You need to maximize the two-variable function \(J(\mu,\sigma^2)\) with respect to
\(\mu\) and \(\sigma^2\).
How do you proceed?
We could either employ an optimization algorithm or we could do it analytically.
Let’s do it analytically in this simple case.
A necessary condition is that the derivative of \(J\) with respect to the parameters is zero.
Let’s find the derivative of \(J\) with respect to \(\mu\).
It is:

\[\begin{split}
\begin{split}
\frac{\partial J}{\partial \mu} &=
\frac{\partial}{\partial \mu}\left[-\frac{N}{2}\log (2\pi) - \frac{N}{2}\log\sigma^2 - \frac{1}{2\sigma^2}\sum_{i=1}^N(x_i-\mu)^2\right]\\
&= \frac{\partial}{\partial \mu}\left[-\frac{1}{2\sigma^2}\sum_{i=1}^N(x_i-\mu)^2\right]\\
&= -\frac{1}{2\sigma^2}\sum_{i=1}^N\frac{\partial}{\partial \mu}(x_i-\mu)^2\\
&= -\frac{1}{2\sigma^2}\sum_{i=1}^N2(x_i-\mu)\frac{\partial}{\partial \mu}(x_i-\mu)\\
&= -\frac{1}{2\sigma^2}\sum_{i=1}^N2(x_i-\mu)(-1)\\
&= \frac{1}{\sigma^2}\sum_{i=1}^N(x_i-\mu)\\
&= \frac{1}{\sigma^2}\left[\sum_{i=1}^Nx_i - \sum_{i=1}^N\mu\right]\\
&= \frac{1}{\sigma^2}\left[\sum_{i=1}^Nx_i - N\mu\right].
\end{split}
\end{split}\]

Alright, that wasn’t too bad!
Now set this derivative equal to zero and you can solve for \(\mu\).
You get:

\[
\hat{\mu} = \frac{1}{N}\sum_{i=1}^Nx_i.
\]

This is nice!
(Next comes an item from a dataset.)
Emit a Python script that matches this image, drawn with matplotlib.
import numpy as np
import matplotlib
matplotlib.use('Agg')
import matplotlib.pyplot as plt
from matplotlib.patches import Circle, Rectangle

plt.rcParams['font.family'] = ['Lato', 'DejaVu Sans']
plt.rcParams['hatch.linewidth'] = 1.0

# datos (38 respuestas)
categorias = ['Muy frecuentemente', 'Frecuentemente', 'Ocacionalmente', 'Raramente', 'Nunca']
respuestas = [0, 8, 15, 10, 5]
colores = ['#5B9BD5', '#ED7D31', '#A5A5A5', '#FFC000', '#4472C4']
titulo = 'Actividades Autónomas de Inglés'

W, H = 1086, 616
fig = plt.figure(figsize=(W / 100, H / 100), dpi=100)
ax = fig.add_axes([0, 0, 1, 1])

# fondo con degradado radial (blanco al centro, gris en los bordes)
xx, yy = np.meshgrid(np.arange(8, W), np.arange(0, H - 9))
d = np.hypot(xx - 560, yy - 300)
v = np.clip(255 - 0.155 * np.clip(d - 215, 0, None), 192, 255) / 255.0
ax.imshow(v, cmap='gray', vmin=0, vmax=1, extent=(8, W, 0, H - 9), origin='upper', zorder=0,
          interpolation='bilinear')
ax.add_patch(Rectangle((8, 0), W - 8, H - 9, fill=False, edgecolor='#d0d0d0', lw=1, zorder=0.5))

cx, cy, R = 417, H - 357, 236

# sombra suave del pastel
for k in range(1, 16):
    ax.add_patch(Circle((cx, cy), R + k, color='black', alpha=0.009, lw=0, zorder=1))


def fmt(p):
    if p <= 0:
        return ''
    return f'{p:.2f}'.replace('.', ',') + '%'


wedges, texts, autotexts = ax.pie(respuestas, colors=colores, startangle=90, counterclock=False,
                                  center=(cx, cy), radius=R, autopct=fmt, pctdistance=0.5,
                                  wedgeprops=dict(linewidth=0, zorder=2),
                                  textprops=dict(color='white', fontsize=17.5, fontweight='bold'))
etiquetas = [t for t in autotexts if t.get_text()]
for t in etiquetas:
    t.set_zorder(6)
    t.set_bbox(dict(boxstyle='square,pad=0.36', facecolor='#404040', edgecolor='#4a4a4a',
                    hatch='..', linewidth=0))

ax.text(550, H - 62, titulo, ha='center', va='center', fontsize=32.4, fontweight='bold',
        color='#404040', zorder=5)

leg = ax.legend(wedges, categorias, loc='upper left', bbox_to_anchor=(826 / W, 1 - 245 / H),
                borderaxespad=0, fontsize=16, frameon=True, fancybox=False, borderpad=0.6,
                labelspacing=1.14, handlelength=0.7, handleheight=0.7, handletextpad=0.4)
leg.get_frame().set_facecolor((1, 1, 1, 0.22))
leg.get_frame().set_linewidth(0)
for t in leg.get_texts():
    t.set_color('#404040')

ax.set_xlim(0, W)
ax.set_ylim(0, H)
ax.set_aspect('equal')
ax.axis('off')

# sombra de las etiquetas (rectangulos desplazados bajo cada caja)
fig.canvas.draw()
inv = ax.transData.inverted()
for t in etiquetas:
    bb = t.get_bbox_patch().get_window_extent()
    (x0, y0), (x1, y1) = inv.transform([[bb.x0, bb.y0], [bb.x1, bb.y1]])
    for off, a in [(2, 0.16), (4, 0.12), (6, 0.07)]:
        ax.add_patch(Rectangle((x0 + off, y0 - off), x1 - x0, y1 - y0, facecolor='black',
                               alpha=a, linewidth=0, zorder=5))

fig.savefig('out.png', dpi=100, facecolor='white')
It is exactly what we would expect! It also matches what we got using the method of moments.
Let’s proceed to \(\sigma^2\).
We need to find the derivative of \(J\) with respect to it.

\[\begin{split}
\begin{split}
\frac{\partial J}{\partial \sigma^2} &=
\frac{\partial}{\partial \sigma^2}\left[-\frac{N}{2}\log (2\pi) - \frac{N}{2}\log\sigma^2 - \frac{1}{2\sigma^2}\sum_{i=1}^N(x_i-\mu)^2\right]\\
&= \frac{\partial}{\partial \sigma^2}\left[-\frac{N}{2}\log (2\pi) - \frac{N}{2}\log\sigma^2 - \left(\sigma^2\right)^{-1}\frac{1}{2}\sum_{i=1}^N(x_i-\mu)^2\right]\\
&= -\frac{N}{2}\frac{\partial}{\partial \sigma^2}\log\sigma^2
- \frac{\sum_{i=1}^N(x_i-\mu)^2}{2}\frac{\partial}{\partial \sigma^2}\left(\sigma^2\right)^{-1}\\
&=-\frac{N}{2}\frac{1}{\sigma^2} - \frac{\sum_{i=1}^N(x_i-\mu)^2}{2}(-1)\left(\sigma^2\right)^{-2}\\
&= -\frac{N}{2\sigma^2} + \frac{\sum_{i=1}^N(x_i-\mu)^2}{2\sigma^4}\\
&= \frac{-N\sigma^2 + \sum_{i=1}^N(x_i-\mu)^2}{2\sigma^4}.
\end{split}
\end{split}\]

Setting this equal to zero and solving for \(\sigma^2\), yields:

\[
\hat{\sigma}^2 = \frac{1}{N}\sum_{i=1}^N(x_i-\hat{\mu})^2,
\]

where I substituted \(\hat{\mu}\) for \(\mu\).
With a little bit of algebra you can show that this is exactly the same as the result obtained with the method of moments, i.e., it can be rewritten as:

\[
\hat{\sigma}^2 = \frac{1}{N}\sum_{i=1}^Nx_i^2-\hat{\mu}^2.
\]

We are not going to give a new example of this as the estimate is exactly the same to what we saw in Fitting Normal distributions to data.